When John Lasseter became the Chief Creative Officer of Walt Disney Feature Animation, numerous changes occurred. The first and most major was a name change for the studio. Walt Disney Feature Animation became the Walt Disney Animation Studios once again and the Studio moved away from using the outdated CAPS after Home on the Range to newer software called Harmony that would be used for the first new hand drawn animated film done by the renewed Studio. When Lasseter came on, he looked at the projects being released and deemed that they were not up to the standard that the studio was once known for and demanded that they be reworked in order to even be released. Around 60% of Meet the Robinsons was either completely scrapped, reworked, or replaced with brand new content. To tell you the truth, I do not want to ever see this 60% in any form after having watched Chicken Little. Even the animation and rendering has greatly improved, but that is to be expected considering that one of the founders of Pixar is now the Executive Producer of your film.

The music was done by Danny Elfman, and surprisingly enough, it didn’t sound like a traditional Danny Elfman score. I love his music to death, but he kind of fell into the same slump that Tim Burton did, so it’s refreshing to hear something new out of him. The score to Meet the Robinsons is simultaneously futuristic sounding and jazzy, which makes for a very new take on the future.
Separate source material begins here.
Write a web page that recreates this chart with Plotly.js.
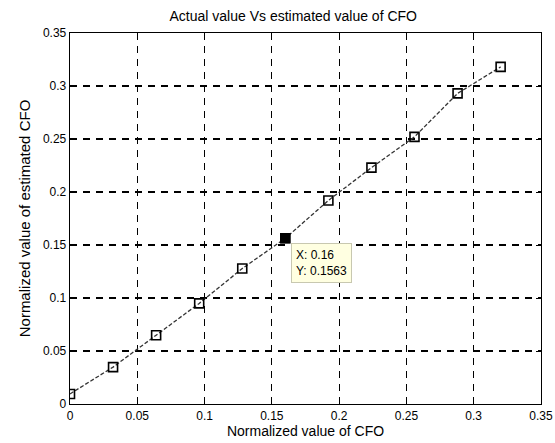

It honestly reminds me greatly of the Sherman Brothers’ score to the Carousel of Progress, but that connection might be because of something else in the film. On the Meet the Robinsons soundtrack, there is a bonus track that is They Might Be Giants (who just so happen to be one of my favourite bands) covering “There’s a Great Big Beautiful Tomorrow” from the Carousel of Progress attraction and that song should have been in the credits instead of that lame Jonas Brothers song.

Meet the Robinsons is a fantastic change of pace from the early to mid 2000’s slump that Disney went through and is definitely a hint of the great things to come from the Walt Disney Animation Studios in the future.